Sliding Doors
The shop floor plan allows for a large opening between the ‘far’ end of the shop and the auto repair/bus area. This will allow tools to be easily shared between both spaces; during a big auto project the repair bay can become an extension of the workshop. The opening is also big enough to bring in the front or rear of a vehicle if ever needed. When auto projects aren’t underway though I’d like to have doors cover this opening to prevent dust/mess from wood/metal project leaving the shop area and to save on shop heating/cooling costs.
The size of the opening presents a problem – swinging doors would have to swing ‘out’ of the shop to avoid hitting cabinets, and the large sweep would require moving anything parked on the garage side out of the way temporarily, kind of a hassle. To avoid this problem, sliding doors made the most sense.
The shop build project is being run with the materials cost set to minimum and the end-product quality set as high as is practical. This sounds unrealistic but is actually possible with the trade-off being time; it’s not a problem though since I count this as hobby time and there’s no particular deadline. The sliding doors are a great example of this – sliding doors and hardware are outrageously expensive compared to the raw materials cost. Building my own also gives me full control, in this case I wanted to avoid the farmhouse/barndoor/rustic look in favor of cleaner traditional/modern look. Over the last few weekends I’ve built the doors and tracks below, key points:
- Door frames from 2×6’s, planed down to standard 1 3/8″ door thickness
- Mortise and tenon joints connect frame pieces (tenons via table saw dado stack, mortises via router and chisel)
- Slide rail is two 3/16″ x 3″ x 10′ flat bar sections welded in the middle.
- Door bracket pins turned and threaded on lathe then welded to brackets.
- Aluminum rollers turned on the lathe, held to the brackets using standard 608 skate bearings.

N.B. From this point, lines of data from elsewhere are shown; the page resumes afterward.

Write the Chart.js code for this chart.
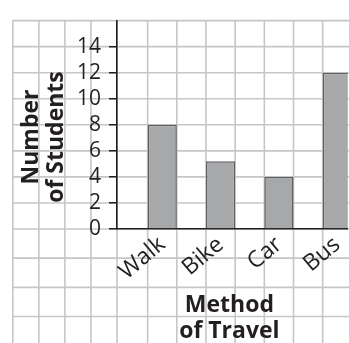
<!DOCTYPE html>
<html>
<head>
<meta charset="utf-8">
<script src="https://cdn.jsdelivr.net/npm/chart.js@4/dist/chart.umd.min.js"></script>
<style>
html,body{margin:0;padding:0;background:#fff;overflow:hidden;}
#wrap{width:349px;height:343px;}
</style>
</head>
<body>
<div id="wrap"><canvas id="c" width="349" height="343"></canvas></div>
<script>
// ---- data ----
const categories = ['Walk', 'Bike', 'Car', 'Bus'];
const students = [8, 5.2, 4, 12];
const yTicks = [0, 2, 4, 6, 8, 10, 12, 14];
const yTitle = ['Number', 'of Students'];
const xTitle = ['Method', 'of Travel'];

const INK = '#231f20';
const GRID = '#c6c6c6';

// grid paper background, spaced by the chart's scales
const paper = {
  id: 'paper',
  beforeDraw(chart) {
    const {ctx, scales: {x, y}, chartArea: ca, width, height} = chart;
    const cellY = y.getPixelForValue(0) - y.getPixelForValue(2);
    const cellX = x.getPixelForValue(1) - x.getPixelForValue(0);
    const top = y.getPixelForValue(16);
    let left = ca.left;
    while (left - cellY > 0) left -= cellY;
    ctx.save();
    ctx.fillStyle = '#fff';
    ctx.fillRect(0, 0, width, height);
    ctx.strokeStyle = GRID;
    ctx.lineWidth = 1.6;
    ctx.beginPath();
    for (let px = left; px < ca.left + 1; px += cellY) { ctx.moveTo(px, top); ctx.lineTo(px, height); }
    for (let v = 1; x.getPixelForValue(v) < width; v++) { const px = x.getPixelForValue(v); ctx.moveTo(px, top); ctx.lineTo(px, height); }
    for (let v = 0; v <= 16; v += 2) { const py = y.getPixelForValue(v); ctx.moveTo(left, py); ctx.lineTo(width, py); }
    for (let py = ca.bottom + cellX; py < height; py += cellX) { ctx.moveTo(left, py); ctx.lineTo(width, py); }
    ctx.stroke();
    ctx.restore();
  }
};

// axis titles (two-line, bold)
const titles = {
  id: 'titles',
  afterDraw(chart) {
    const {ctx, chartArea: ca} = chart;
    ctx.save();
    ctx.fillStyle = INK;
    ctx.font = 'bold 23px "Open Sans"';
    ctx.textAlign = 'center';
    ctx.textBaseline = 'alphabetic';
    ctx.save();
    ctx.translate(0, 137);
    ctx.rotate(-Math.PI / 2);
    ctx.fillText(yTitle[0], 0, 38);
    ctx.fillText(yTitle[1], 0, 63);
    ctx.restore();
    const cx = (ca.left + ca.right) / 2 - 3;
    ctx.fillText(xTitle[0], cx, 312);
    ctx.fillText(xTitle[1], cx, 338);
    ctx.restore();
  }
};

new Chart(document.getElementById('c'), {
  type: 'bar',
  data: {
    datasets: [{
      data: categories.map((c, i) => ({x: 2 * i + 1.5, y: students[i]})),
      backgroundColor: '#a7a8aa',
      borderColor: '#5d5e60',
      borderWidth: 1.5,
      borderSkipped: 'bottom',
      categoryPercentage: 1,
      barPercentage: 0.5
    }]
  },
  options: {
    responsive: false,
    devicePixelRatio: 1,
    animation: false,
    layout: {padding: {top: 6, left: 0, right: 0, bottom: 0}},
    plugins: {legend: {display: false}, tooltip: {enabled: false}},
    scales: {
      x: {
        type: 'linear',
        offset: false,
        min: -0.05,
        max: 7.86,
        afterFit(s) { s.height = 114; },
        afterBuildTicks(s) { s.ticks = categories.map((c, i) => ({value: 2 * i + 1.5})); },
        grid: {display: false, offset: false},
        border: {display: true, color: INK, width: 1.6},
        ticks: {
          autoSkip: false,
          minRotation: 40,
          maxRotation: 40,
          padding: -6,
          color: INK,
          font: {family: '"Open Sans"', size: 23},
          callback: (v) => categories[Math.round((v - 1.5) / 2)]
        }
      },
      y: {
        min: 0,
        max: 16,
        afterFit(s) { s.width = 117; },
        afterBuildTicks(s) { s.ticks = yTicks.map(v => ({value: v})); },
        grid: {drawOnChartArea: false, drawTicks: true, tickLength: 8, color: INK, lineWidth: 1.5},
        border: {display: true, color: INK, width: 1.6},
        ticks: {
          padding: 8,
          color: INK,
          font: {family: '"Open Sans"', size: 21}
        }
      }
    }
  },
  plugins: [paper, titles]
});
</script>
</body>
</html>
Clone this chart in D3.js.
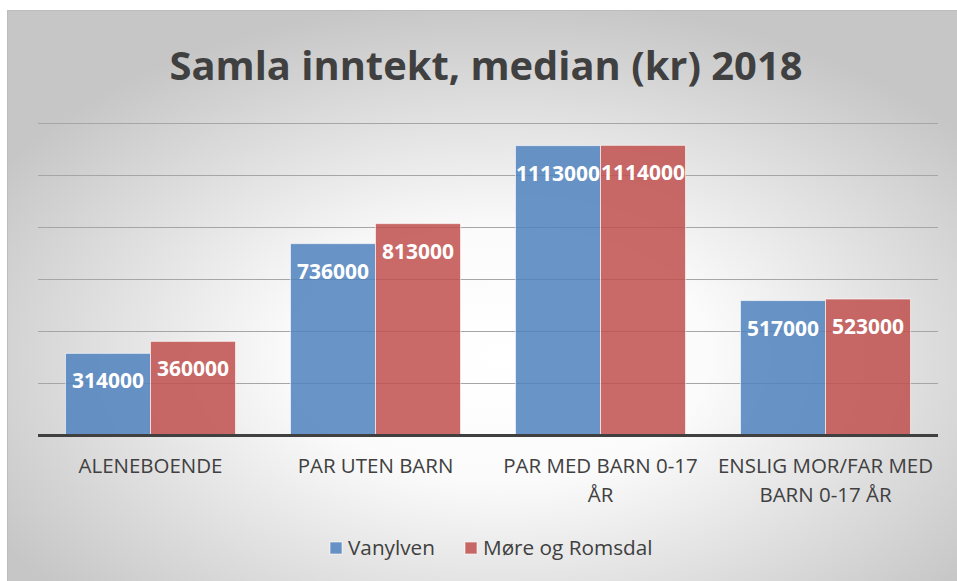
<!DOCTYPE html>
<html lang="no">
<head>
    <meta charset="UTF-8">
    <title>Samla inntekt, median (kr) 2018</title>
    <style>
        html, body { margin: 0; padding: 0; background: #fff; }
        body { font-family: "Open Sans", Arial, sans-serif; }
        svg { display: block; }
    </style>
</head>
<body>
    <div id="chart"></div>

    <script src="https://d3js.org/d3.v7.min.js"></script>
    <script>
        // data
        const categories = ["ALENEBOENDE", "PAR UTEN BARN", "PAR MED BARN 0-17 ÅR", "ENSLIG MOR/FAR MED BARN 0-17 ÅR"];
        const tickLines = [["ALENEBOENDE"], ["PAR UTEN BARN"], ["PAR MED BARN 0-17", "ÅR"], ["ENSLIG MOR/FAR MED", "BARN 0-17 ÅR"]];
        const seriesNames = ["Vanylven", "Møre og Romsdal"];
        const vanylven = [314000, 736000, 1113000, 517000];
        const moreRomsdal = [360000, 813000, 1114000, 523000];
        const gridTicks = [0, 200000, 400000, 600000, 800000, 1000000, 1200000];
        const colors = ["#4f81bd", "#c0504d"];

        const width = 957, height = 581;
        const svg = d3.select("#chart").append("svg")
            .attr("width", width)
            .attr("height", height);

        // background gradient like the office chart style
        const defs = svg.append("defs");
        const grad = defs.append("radialGradient")
            .attr("id", "bg")
            .attr("cx", "52%").attr("cy", "60%").attr("r", "62%");
        grad.append("stop").attr("offset", "0%").attr("stop-color", "#ffffff");
        grad.append("stop").attr("offset", "35%").attr("stop-color", "#fbfbfb");
        grad.append("stop").attr("offset", "100%").attr("stop-color", "#c6c6c6");

        svg.append("rect")
            .attr("x", 7.5).attr("y", 10.5)
            .attr("width", 952).attr("height", 575)
            .attr("fill", "url(#bg)")
            .attr("stroke", "#bdbdbd");

        // fit a text element to a width by changing its font size
        function fitSize(sel, target) {
            const s = parseFloat(sel.attr("font-size"));
            const len = sel.node().getComputedTextLength();
            return s * target / len;
        }

        const title = svg.append("text")
            .attr("x", 486).attr("y", 80)
            .attr("text-anchor", "middle")
            .attr("font-size", 40)
            .attr("font-weight", "bold")
            .attr("fill", "#404040")
            .text("Samla inntekt, median (kr) 2018");
        title.attr("font-size", fitSize(title, 633));

        const x = d3.scaleBand()
            .domain(categories)
            .range([38, 938])
            .paddingInner(0.2444)
            .paddingOuter(0.1222);

        const xs = d3.scaleBand()
            .domain(seriesNames)
            .range([0, x.bandwidth()]);

        const y = d3.scaleLinear()
            .domain([0, 1200000])
            .range([435, 123]);

        // gridlines
        svg.append("g")
            .selectAll("line")
            .data(gridTicks.slice(1))
            .enter().append("line")
            .attr("x1", 38).attr("x2", 938)
            .attr("y1", d => Math.round(y(d)) + 0.5)
            .attr("y2", d => Math.round(y(d)) + 0.5)
            .attr("stroke", "#a6a6a6")
            .attr("stroke-width", 1);

        const series = [vanylven, moreRomsdal];
        const rows = [];
        series.forEach((vals, si) => {
            vals.forEach((v, ci) => rows.push({ s: si, cat: categories[ci], v: v }));
        });

        svg.append("g")
            .selectAll("rect")
            .data(rows)
            .enter().append("rect")
            .attr("x", d => x(d.cat) + xs(seriesNames[d.s]))
            .attr("y", d => y(d.v))
            .attr("width", xs.bandwidth())
            .attr("height", d => y(0) - y(d.v))
            .attr("fill", d => colors[d.s])
            .attr("fill-opacity", 0.85)
            .attr("stroke", "#ffffff")
            .attr("stroke-opacity", 0.6)
            .attr("stroke-width", 1);

        // baseline
        svg.append("line")
            .attr("x1", 38).attr("x2", 938)
            .attr("y1", y(0) + 0.5).attr("y2", y(0) + 0.5)
            .attr("stroke", "#404040")
            .attr("stroke-width", 3);

        // value labels
        const probe = svg.append("text").attr("font-size", 20).attr("font-weight", "bold").text("314000");
        const valSize = fitSize(probe, 72);
        probe.remove();

        svg.append("g")
            .selectAll("text")
            .data(rows)
            .enter().append("text")
            .attr("x", d => x(d.cat) + xs(seriesNames[d.s]) + xs.bandwidth() / 2)
            .attr("y", d => y(d.v) + 35)
            .attr("text-anchor", "middle")
            .attr("font-size", valSize)
            .attr("font-weight", "bold")
            .attr("fill", "#ffffff")
            .text(d => d.v);

        // category labels
        const probe2 = svg.append("text").attr("font-size", 18).text("ALENEBOENDE");
        const catSize = fitSize(probe2, 144);
        probe2.remove();

        const cat = svg.append("g")
            .selectAll("text")
            .data(categories)
            .enter().append("text")
            .attr("x", d => x(d) + x.bandwidth() / 2)
            .attr("y", 473)
            .attr("text-anchor", "middle")
            .attr("font-size", catSize)
            .attr("fill", "#404040");
        cat.each(function (d, i) {
            const t = d3.select(this);
            tickLines[i].forEach((line, li) => {
                t.append("tspan")
                    .attr("x", x(d) + x.bandwidth() / 2)
                    .attr("dy", li === 0 ? 0 : 29)
                    .text(line);
            });
        });

        // legend
        const probe3 = svg.append("text").attr("font-size", 18).text("Vanylven");
        const legSize = fitSize(probe3, 87);
        probe3.remove();

        const legX = [330, 465];
        const legend = svg.append("g")
            .selectAll("g")
            .data(seriesNames)
            .enter().append("g")
            .attr("transform", (d, i) => `translate(${legX[i]},542)`);
        legend.append("rect")
            .attr("width", 12).attr("height", 12)
            .attr("fill", (d, i) => colors[i])
            .attr("fill-opacity", 0.85)
            .attr("stroke", "#ffffff")
            .attr("stroke-opacity", 0.6);
        legend.append("text")
            .attr("x", 18).attr("y", 13)
            .attr("font-size", legSize)
            .attr("fill", "#404040")
            .text(d => d);
    </script>
</body>
</html>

- Brackets recessed into door frame and secured to the doors with studs welded to back side for a completely smooth front.
- 1/4″ Tempered glass sourced from local glass shop.
- Groove along bottom of door and small bottom bracket keep door located against the wall and limit inward overtravel.
- Roller to door top spacing and roller flange width prevent door from lifting/falling off rail.
There’s a good bit of finishing work still left, but I’m happy with the results so far.
Carpentry & Aviation
Today (I have a few days off of work), after a few months of studying in my spare time, I finally took the controls of a Cessna 172 for about an hour. With direction from the instructor I taxied, took-off, climbed to 2000ft, and then maneuvered around and even did part of the landing approach; though the instructor did the landing itself. I’ve got a long way to go but over then next year or so I’ll be flying somewhat frequently to make progress towards a private pilot certificate. Anytime a new skill can be learned (i.e. welding/painting/etc from the bus project) I find that it can be beneficial in unexpected ways, even for seemingly unrelated tasks/problems. So this is about having another tool in the mental toolbox, and I’ve always been interested in aviation anyways…
After arriving back from the flight I starting working on installing crown molding in the downstairs bathroom. For some reason this was the only room in the house that didn’t have it and I always thought it looked odd. In the past, I’ve just propped the molding up at the correct angle and hand sawed at 45degrees in a miter box. Due to the number of joints though I decided to get fancy and make the cuts on the tablesaw. This presents a problem since, when the molding is flat on the table, the angles are in two different directions: a compound angle in which the blade must be tilted and the material angled against the push fence. Luckily I’m not the first person to ever do this so I found tables online of compound angles for a given wall angle (90deg nearly always) and a given trim angle (the angle the trim sits against the wall). There was some scrap made while learning what orientation to use for a given angle; 4 of the 8 combinations don’t make anything useful (i.e. inside right/outside left/etc.) More than a few times during this process I thought back to how much easier flying the plane was (or at least seemed) earlier in the day.
Building a better air return
Today, as part of a repainting project, I constructed a new air return out extra slats from wooden blinds and some scrap wood. Nothing was wrong with the existing metal return other than being ugly, so it will get added to the scrap metal pile and possible used on some metalwork project. All the materials were scraps from other projects, so total cost was just some paint/glue/staples and a few cents of electricity. As a bonus, the new return seems to be quieter and less restrictive than the metal version.